Jul 16, 2009 at 4:57 AM Post #2 of 5
Well I guess the first question I would ask is what source your using (headphone jack out) to feed the signal to the other amp. For example, if your source signal is a integrated low end reciever that your hoping to upgrade the sound quality of by passing the signal to a higher end amp I would say the process is not worth your while. Your end result is limited by your source, a poor source can only sound so much "better" when piped through higher end gear. Double amping might also require you to use two sets of volume controls, which is always a pain in my opinion. Line out is much preferred since the line out is a line level source piping constant volume and made to pass a signal to equipment rather than headphones. I assume your talking about your cobra, in which case your best choice would be to use the aux in/out to power your gilmore lite. The headphone jack is meant to power headphones, not another amp. However, using it to power another amp should not hurt the amp in any way. In the end it all falls back on your own ears, which sounds better?? I hope this helps,

colin
 
Jul 17, 2009 at 12:07 AM Post #3 of 5
Well I tried the "double amping" that seems to be loathed by head-fi'ers from my D10 headphone out to RCA into my Gilmore Lite.

It is much more annoying to worry about two knobs as opposed to one now (I might just put my d10 at max to not worry about that?)

BUT

It sounds much better than the line out.

Haha, the soundstage opens up with the hd600s and everything feels more exciting. I don't really get it but my ears are telling me this, so there must be SOMETHING going okay with double amping. I will test more when i get back tonight (i only had about 15 minutes of time to compare).
 
Jul 17, 2009 at 4:58 AM Post #4 of 5
Quote:

Originally Posted by myk7000 /img/forum/go_quote.gif
Well I tried the "double amping" that seems to be loathed by head-fi'ers from my D10 headphone out to RCA into my Gilmore Lite.
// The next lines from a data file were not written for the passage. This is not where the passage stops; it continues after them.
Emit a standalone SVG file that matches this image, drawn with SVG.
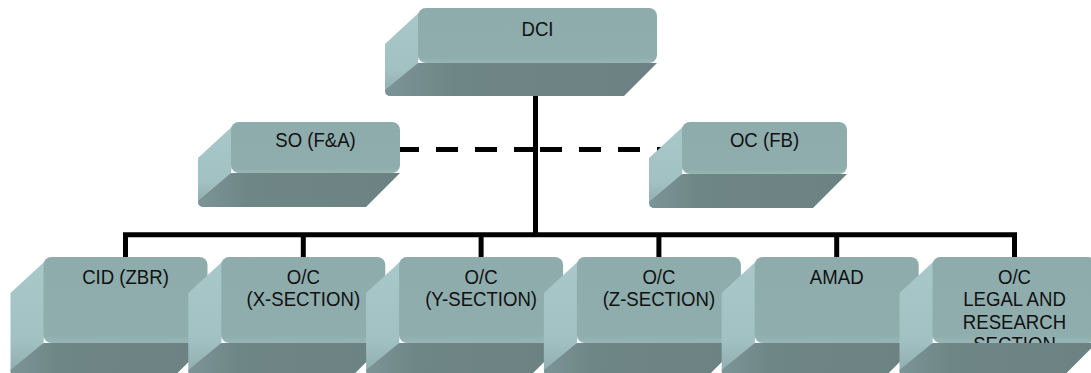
<svg xmlns="http://www.w3.org/2000/svg" width="1091" height="373" viewBox="0 0 1091 373">
  <style>
    .side { fill: url(#gSide); }
    .base { fill: url(#gBase); }
    .face { fill: url(#gFace); }
    .lbl { font-family: "Liberation Sans", Arial, sans-serif; font-size: 20px; fill: #111; text-anchor: middle; }
    .wire { fill: none; stroke: #000; stroke-width: 5; }
    .dash { fill: none; stroke: #000; stroke-width: 5; stroke-dasharray: 22 17; }
  </style>
  <defs>
    <linearGradient id="gSide" x1="0" y1="0" x2="0" y2="1">
      <stop offset="0" stop-color="#a9c8ca"/>
      <stop offset="0.7" stop-color="#a2c1c3"/>
      <stop offset="1" stop-color="#8eaaac"/>
    </linearGradient>
    <linearGradient id="gBase" x1="0" y1="0" x2="1" y2="0">
      <stop offset="0" stop-color="#7b9495"/>
      <stop offset="0.25" stop-color="#6f8687"/>
      <stop offset="1" stop-color="#6c8282"/>
    </linearGradient>
    <linearGradient id="gFace" x1="0" y1="0" x2="0" y2="1">
      <stop offset="0" stop-color="#8eacac"/>
      <stop offset="0.9" stop-color="#8fadad"/>
      <stop offset="1" stop-color="#98b5b5"/>
    </linearGradient>
  </defs>

  <!-- connectors -->
  <g id="connectors">
    <line class="wire" x1="535.5" y1="90" x2="535.5" y2="234.8"/>
    <path class="dash" d="M397,149.5 H536"/>
    <path class="dash" d="M540,149.5 H662"/>
    <path class="wire" d="M125.5,260 V234.8 H1014.5 V260" stroke-linejoin="miter"/>
    <line class="wire" x1="303.3" y1="234.8" x2="303.3" y2="260"/>
    <line class="wire" x1="481.1" y1="234.8" x2="481.1" y2="260"/>
    <line class="wire" x1="658.9" y1="234.8" x2="658.9" y2="260"/>
    <line class="wire" x1="836.7" y1="234.8" x2="836.7" y2="260"/>
  </g>

  <!-- DCI: front 418,8 239x55 -->
  <g id="dci">
    <path class="side" d="M424,8 L385,44 L385,90 Q385,96 391,96 L418,63 Z"/>
    <rect class="face" x="418" y="8" width="239" height="55" rx="8"/>
    <path class="base" d="M418,63 L657,63 L624,96 L391,96 Q385,96 385,90 Z"/>
    <text class="lbl" transform="translate(537.5 36) scale(0.93 1)">DCI</text>
  </g>

  <!-- SO (F&A): front 231,122 169x51 -->
  <g id="so-fa">
    <path class="side" d="M237,122 L198,158 L198,201 Q198,207 204,207 L231,173 Z"/>
    <rect class="face" x="231" y="122" width="169" height="51" rx="8"/>
    <path class="base" d="M231,173 L400,173 L366,207 L204,207 Q198,207 198,201 Z"/>
    <text class="lbl" transform="translate(315.5 147) scale(0.93 1)">SO (F&amp;A)</text>
  </g>

  <!-- OC (FB): front 682,122 165x52 -->
  <g id="oc-fb">
    <path class="side" d="M688,122 L649,158 L649,202 Q649,208 655,208 L682,174 Z"/>
    <rect class="face" x="682" y="122" width="165" height="52" rx="8"/>
    <path class="base" d="M682,174 L847,174 L813,208 L655,208 Q649,208 649,202 Z"/>
    <text class="lbl" transform="translate(764.5 147) scale(0.93 1)">OC (FB)</text>
  </g>

  <!-- lower row: front 164x86 at y=257, depth 33 -->
  <g id="cid-zbr">
    <path class="side" d="M49.5,257 L10.5,293 L10.5,370 Q10.5,376 16.5,376 L43.5,343 Z"/>
    <rect class="face" x="43.5" y="257" width="164" height="86" rx="8"/>
    <path class="base" d="M43.5,343 L207.5,343 L174.5,376 L16.5,376 Q10.5,376 10.5,370 Z"/>
    <text class="lbl" transform="translate(125.5 284) scale(0.93 1)">CID (ZBR)</text>
  </g>

  <g id="oc-x-section">
    <path class="side" d="M227.3,257 L188.3,293 L188.3,370 Q188.3,376 194.3,376 L221.3,343 Z"/>
    <rect class="face" x="221.3" y="257" width="164" height="86" rx="8"/>
    <path class="base" d="M221.3,343 L385.3,343 L352.3,376 L194.3,376 Q188.3,376 188.3,370 Z"/>
    <text class="lbl" transform="translate(303.3 284) scale(0.93 1)">O/C<tspan x="0" dy="22.5">(X-SECTION)</tspan></text>
  </g>

  <g id="oc-y-section">
    <path class="side" d="M405.1,257 L366.1,293 L366.1,370 Q366.1,376 372.1,376 L399.1,343 Z"/>
    <rect class="face" x="399.1" y="257" width="164" height="86" rx="8"/>
    <path class="base" d="M399.1,343 L563.1,343 L530.1,376 L372.1,376 Q366.1,376 366.1,370 Z"/>
    <text class="lbl" transform="translate(481.1 284) scale(0.93 1)">O/C<tspan x="0" dy="22.5">(Y-SECTION)</tspan></text>
  </g>

  <g id="oc-z-section">
    <path class="side" d="M582.9,257 L543.9,293 L543.9,370 Q543.9,376 549.9,376 L576.9,343 Z"/>
    <rect class="face" x="576.9" y="257" width="164" height="86" rx="8"/>
    <path class="base" d="M576.9,343 L740.9,343 L707.9,376 L549.9,376 Q543.9,376 543.9,370 Z"/>
    <text class="lbl" transform="translate(658.9 284) scale(0.93 1)">O/C<tspan x="0" dy="22.5">(Z-SECTION)</tspan></text>
  </g>

  <g id="amad">
    <path class="side" d="M760.7,257 L721.7,293 L721.7,370 Q721.7,376 727.7,376 L754.7,343 Z"/>
    <rect class="face" x="754.7" y="257" width="164" height="86" rx="8"/>
    <path class="base" d="M754.7,343 L918.7,343 L885.7,376 L727.7,376 Q721.7,376 721.7,370 Z"/>
    <text class="lbl" transform="translate(836.7 284) scale(0.93 1)">AMAD</text>
  </g>

  <g id="oc-legal-research">
    <path class="side" d="M938.5,257 L899.5,293 L899.5,370 Q899.5,376 905.5,376 L932.5,343 Z"/>
    <rect class="face" x="932.5" y="257" width="164" height="86" rx="8"/>
    <text class="lbl" transform="translate(1014.5 284) scale(0.93 1)">O/C<tspan x="0" dy="22.5">LEGAL AND</tspan><tspan x="0" dy="22.5">RESEARCH</tspan><tspan x="0" dy="22.5">SECTION</tspan></text>
    <path class="base" d="M932.5,343 L1096.5,343 L1063.5,376 L905.5,376 Q899.5,376 899.5,370 Z"/>
  </g>
</svg>
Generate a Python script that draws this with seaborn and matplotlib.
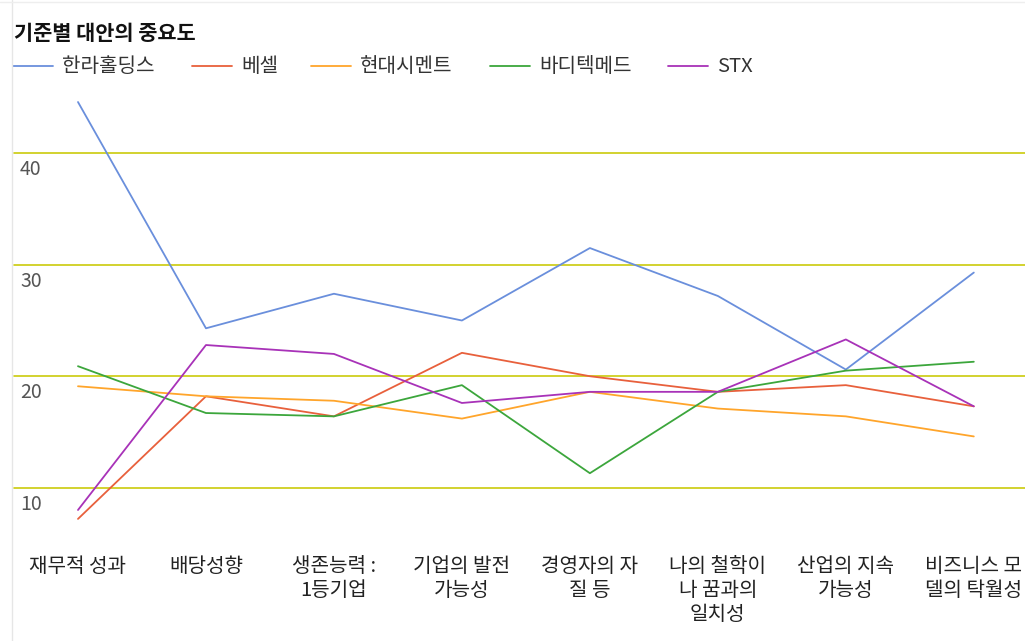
import numpy as np
import pandas as pd
import matplotlib.pyplot as plt
import seaborn as sns
from matplotlib.lines import Line2D

categories = ['재무적 성과', '배당성향', '생존능력 :\n1등기업', '기업의 발전\n가능성',
              '경영자의 자\n질 등', '나의 철학이\n나 꿈과의\n일치성', '산업의 지속\n가능성',
              '비즈니스 모\n델의 탁월성']
companies = ['한라홀딩스', '베셀', '현대시멘트', '바디텍메드', 'STX']
halla = [44.6, 24.3, 27.4, 25.0, 31.5, 27.2, 20.6, 29.3]
vessel = [7.2, 18.2, 16.4, 22.1, 20.0, 18.6, 19.2, 17.3]
hyundai = [19.1, 18.2, 17.8, 16.2, 18.6, 17.1, 16.4, 14.6]
boditech = [20.9, 16.7, 16.4, 19.2, 11.3, 18.6, 20.5, 21.3]
stx = [8.0, 22.8, 22.0, 17.6, 18.6, 18.6, 23.3, 17.3]
yticks = [10, 20, 30, 40]

colors = ['#6a8fdc', '#e8603c', '#ffa52b', '#3ca63c', '#a832b8']

series = [halla, vessel, hyundai, boditech, stx]
df = pd.DataFrame({
    'idx': np.tile(np.arange(len(categories)), len(companies)),
    'value': np.concatenate(series),
    'company': np.repeat(companies, len(categories)),
})

sns.set_style('white')
plt.rcParams['font.family'] = ['Noto Sans CJK KR', 'DejaVu Sans']

W, H = 1025, 641
fig = plt.figure(figsize=(W / 100, H / 100), dpi=100)
# plot area: pixel x 14..1025, y 90..530
ax = fig.add_axes([14 / W, 1 - 530 / H, (W - 14) / W, 440 / H])
ax.set_xlim(-0.5, 7.40)
top_v = 40 + (153.3 - 90) / 11.147
bot_v = 10 - (530 - 487.7) / 11.147
ax.set_ylim(bot_v, top_v)

for v in yticks:
    ax.axhline(v, color='#cfcf1f', lw=1.3, zorder=1)
    ax.text(6 / (W - 14), v - 0.55, str(v),
            transform=ax.get_yaxis_transform(), ha='left', va='top',
            fontsize=14, color='#555555')

sns.lineplot(data=df, x='idx', y='value', hue='company', palette=colors,
             hue_order=companies, sort=False, legend=False, lw=1.3, ax=ax)
for ln in ax.lines:
    ln.set_clip_on(False)

ax.set_xticks([])
ax.set_yticks([])
ax.set_xlabel('')
ax.set_ylabel('')
for s in ax.spines.values():
    s.set_visible(False)

band = (W - 14) / 7.90
for i, lab in enumerate(categories):
    fig.text((14 + (i + 0.5) * band) / W, 1 - 556 / H, lab,
             ha='center', va='top', fontsize=14.5, color='#222222', linespacing=1.18)

fig.text(14 / W, 1 - 33 / H, '기준별 대안의 중요도', ha='left', va='center',
         fontsize=15, fontweight='bold', color='#111111')

leg_x = [13, 192, 311, 490, 668]
for xpos, name, c in zip(leg_x, companies, colors):
    fig.add_artist(Line2D([xpos / W, (xpos + 40) / W], [1 - 66 / H, 1 - 66 / H],
                          color=c, lw=1.3))
    fig.text((xpos + 49) / W, 1 - 66 / H, name, ha='left', va='center',
             fontsize=14.5, color='#333333')

fig.add_artist(Line2D([12 / W, 12 / W], [0, 1], color='#e6e6e6', lw=1))
fig.add_artist(Line2D([0, 1], [1 - 1.5 / H, 1 - 1.5 / H], color='#eeeeee', lw=1))

fig.savefig('out.png', dpi=100)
It is much more annoying to worry about two knobs as opposed to one now (I might just put my d10 at max to not worry about that?)

BUT

It sounds much better than the line out.

Haha, the soundstage opens up with the hd600s and everything feels more exciting. I don't really get it but my ears are telling me this, so there must be SOMETHING going okay with double amping. I will test more when i get back tonight (i only had about 15 minutes of time to compare).



Do whatever sounds better. IME, usually the line-outs yield greater SQ but I've heard both sound better than each other (line-out vs double-amping). Just need to trust your ears.
 
Jul 17, 2009 at 5:16 AM Post #5 of 5
Ive tried this and you tend to get distortion very quickly. Why would you want to do this. If you are trying to combine sources try a nice 40 -50 dollar mixer. They work pretty well.